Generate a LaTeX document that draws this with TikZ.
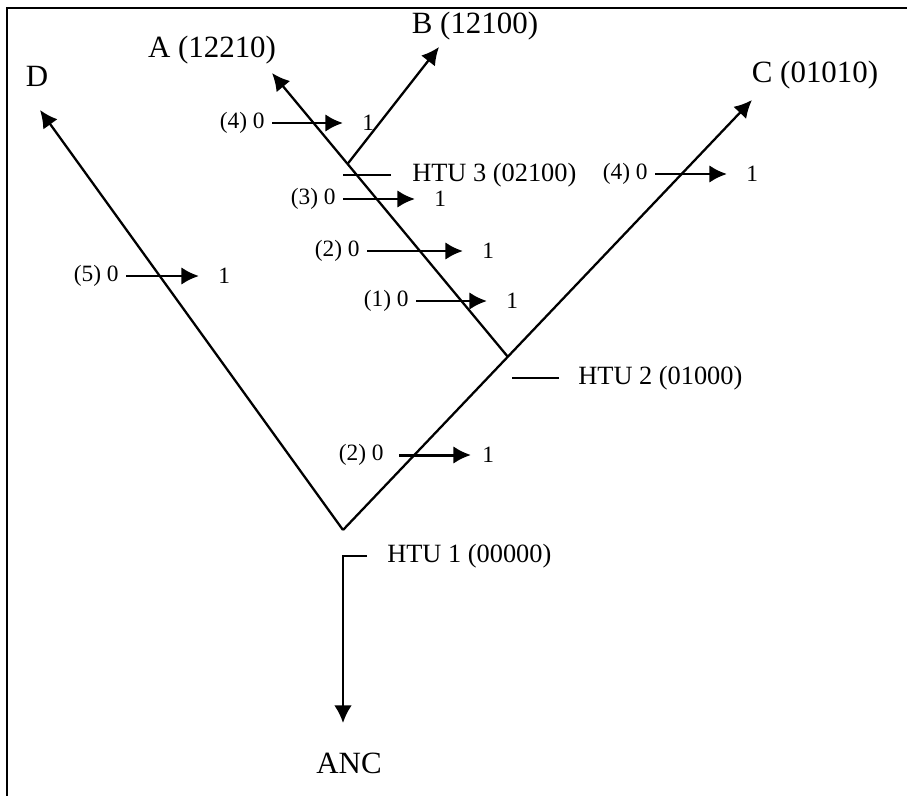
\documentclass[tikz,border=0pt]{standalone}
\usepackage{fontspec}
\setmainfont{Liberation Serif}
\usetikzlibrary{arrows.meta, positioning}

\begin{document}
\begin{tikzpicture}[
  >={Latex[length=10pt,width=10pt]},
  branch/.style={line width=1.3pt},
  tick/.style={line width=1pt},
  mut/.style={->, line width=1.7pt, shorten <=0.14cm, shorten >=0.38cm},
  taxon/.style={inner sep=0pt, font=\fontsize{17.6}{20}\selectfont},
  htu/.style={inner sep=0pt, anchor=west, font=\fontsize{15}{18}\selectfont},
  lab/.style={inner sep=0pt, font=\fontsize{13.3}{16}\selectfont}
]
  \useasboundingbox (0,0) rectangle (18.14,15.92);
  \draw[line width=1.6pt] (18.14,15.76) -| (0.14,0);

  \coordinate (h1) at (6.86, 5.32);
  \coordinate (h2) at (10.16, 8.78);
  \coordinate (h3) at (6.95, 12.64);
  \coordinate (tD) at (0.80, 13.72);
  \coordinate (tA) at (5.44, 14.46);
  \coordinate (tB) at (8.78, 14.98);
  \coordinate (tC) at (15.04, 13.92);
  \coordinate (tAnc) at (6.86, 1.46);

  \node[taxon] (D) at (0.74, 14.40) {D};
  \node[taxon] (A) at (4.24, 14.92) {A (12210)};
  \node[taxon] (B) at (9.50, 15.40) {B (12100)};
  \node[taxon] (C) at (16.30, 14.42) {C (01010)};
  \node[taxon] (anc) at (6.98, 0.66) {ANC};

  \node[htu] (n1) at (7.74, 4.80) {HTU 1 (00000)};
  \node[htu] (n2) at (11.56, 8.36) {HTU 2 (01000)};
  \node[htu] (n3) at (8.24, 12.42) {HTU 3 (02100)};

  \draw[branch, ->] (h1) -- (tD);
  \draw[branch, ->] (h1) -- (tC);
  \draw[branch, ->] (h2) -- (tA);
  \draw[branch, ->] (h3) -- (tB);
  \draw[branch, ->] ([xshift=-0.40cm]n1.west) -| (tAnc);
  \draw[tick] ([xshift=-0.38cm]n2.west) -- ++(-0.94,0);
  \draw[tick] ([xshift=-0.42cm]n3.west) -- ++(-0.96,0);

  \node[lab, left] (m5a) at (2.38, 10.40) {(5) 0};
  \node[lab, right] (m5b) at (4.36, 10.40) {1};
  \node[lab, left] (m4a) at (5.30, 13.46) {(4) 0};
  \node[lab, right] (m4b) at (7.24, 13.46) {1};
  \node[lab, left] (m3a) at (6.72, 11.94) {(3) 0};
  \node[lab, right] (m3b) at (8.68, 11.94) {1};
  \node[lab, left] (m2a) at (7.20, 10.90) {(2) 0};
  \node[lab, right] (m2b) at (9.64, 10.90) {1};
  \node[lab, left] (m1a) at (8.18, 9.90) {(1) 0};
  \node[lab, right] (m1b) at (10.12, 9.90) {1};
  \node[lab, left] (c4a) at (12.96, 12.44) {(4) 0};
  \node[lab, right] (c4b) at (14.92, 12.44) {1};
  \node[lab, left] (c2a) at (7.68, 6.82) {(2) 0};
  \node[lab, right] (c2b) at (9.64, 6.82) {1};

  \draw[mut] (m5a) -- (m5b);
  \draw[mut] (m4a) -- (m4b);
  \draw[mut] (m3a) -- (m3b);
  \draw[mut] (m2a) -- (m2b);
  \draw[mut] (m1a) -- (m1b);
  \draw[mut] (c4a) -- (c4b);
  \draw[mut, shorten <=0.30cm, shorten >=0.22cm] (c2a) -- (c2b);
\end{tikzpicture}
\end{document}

## PROBLEM:
Copy the material above exactly and drop the pictures.

## THE REPLY:
Generate a LaTeX document that draws this with TikZ.
\documentclass[tikz,border=0pt]{standalone}
\usepackage{fontspec}
\setmainfont{Liberation Serif}
\usetikzlibrary{arrows.meta, positioning}

\begin{document}
\begin{tikzpicture}[
  >={Latex[length=10pt,width=10pt]},
  branch/.style={line width=1.3pt},
  tick/.style={line width=1pt},
  mut/.style={->, line width=1.7pt, shorten <=0.14cm, shorten >=0.38cm},
  taxon/.style={inner sep=0pt, font=\fontsize{17.6}{20}\selectfont},
  htu/.style={inner sep=0pt, anchor=west, font=\fontsize{15}{18}\selectfont},
  lab/.style={inner sep=0pt, font=\fontsize{13.3}{16}\selectfont}
]
  \useasboundingbox (0,0) rectangle (18.14,15.92);
  \draw[line width=1.6pt] (18.14,15.76) -| (0.14,0);

  \coordinate (h1) at (6.86, 5.32);
  \coordinate (h2) at (10.16, 8.78);
  \coordinate (h3) at (6.95, 12.64);
  \coordinate (tD) at (0.80, 13.72);
  \coordinate (tA) at (5.44, 14.46);
  \coordinate (tB) at (8.78, 14.98);
  \coordinate (tC) at (15.04, 13.92);
  \coordinate (tAnc) at (6.86, 1.46);

  \node[taxon] (D) at (0.74, 14.40) {D};
  \node[taxon] (A) at (4.24, 14.92) {A (12210)};
  \node[taxon] (B) at (9.50, 15.40) {B (12100)};
  \node[taxon] (C) at (16.30, 14.42) {C (01010)};
  \node[taxon] (anc) at (6.98, 0.66) {ANC};

  \node[htu] (n1) at (7.74, 4.80) {HTU 1 (00000)};
  \node[htu] (n2) at (11.56, 8.36) {HTU 2 (01000)};
  \node[htu] (n3) at (8.24, 12.42) {HTU 3 (02100)};

  \draw[branch, ->] (h1) -- (tD);
  \draw[branch, ->] (h1) -- (tC);
  \draw[branch, ->] (h2) -- (tA);
  \draw[branch, ->] (h3) -- (tB);
  \draw[branch, ->] ([xshift=-0.40cm]n1.west) -| (tAnc);
  \draw[tick] ([xshift=-0.38cm]n2.west) -- ++(-0.94,0);
  \draw[tick] ([xshift=-0.42cm]n3.west) -- ++(-0.96,0);

  \node[lab, left] (m5a) at (2.38, 10.40) {(5) 0};
  \node[lab, right] (m5b) at (4.36, 10.40) {1};
  \node[lab, left] (m4a) at (5.30, 13.46) {(4) 0};
  \node[lab, right] (m4b) at (7.24, 13.46) {1};
  \node[lab, left] (m3a) at (6.72, 11.94) {(3) 0};
  \node[lab, right] (m3b) at (8.68, 11.94) {1};
  \node[lab, left] (m2a) at (7.20, 10.90) {(2) 0};
  \node[lab, right] (m2b) at (9.64, 10.90) {1};
  \node[lab, left] (m1a) at (8.18, 9.90) {(1) 0};
  \node[lab, right] (m1b) at (10.12, 9.90) {1};
  \node[lab, left] (c4a) at (12.96, 12.44) {(4) 0};
  \node[lab, right] (c4b) at (14.92, 12.44) {1};
  \node[lab, left] (c2a) at (7.68, 6.82) {(2) 0};
  \node[lab, right] (c2b) at (9.64, 6.82) {1};

  \draw[mut] (m5a) -- (m5b);
  \draw[mut] (m4a) -- (m4b);
  \draw[mut] (m3a) -- (m3b);
  \draw[mut] (m2a) -- (m2b);
  \draw[mut] (m1a) -- (m1b);
  \draw[mut] (c4a) -- (c4b);
  \draw[mut, shorten <=0.30cm, shorten >=0.22cm] (c2a) -- (c2b);
\end{tikzpicture}
\end{document}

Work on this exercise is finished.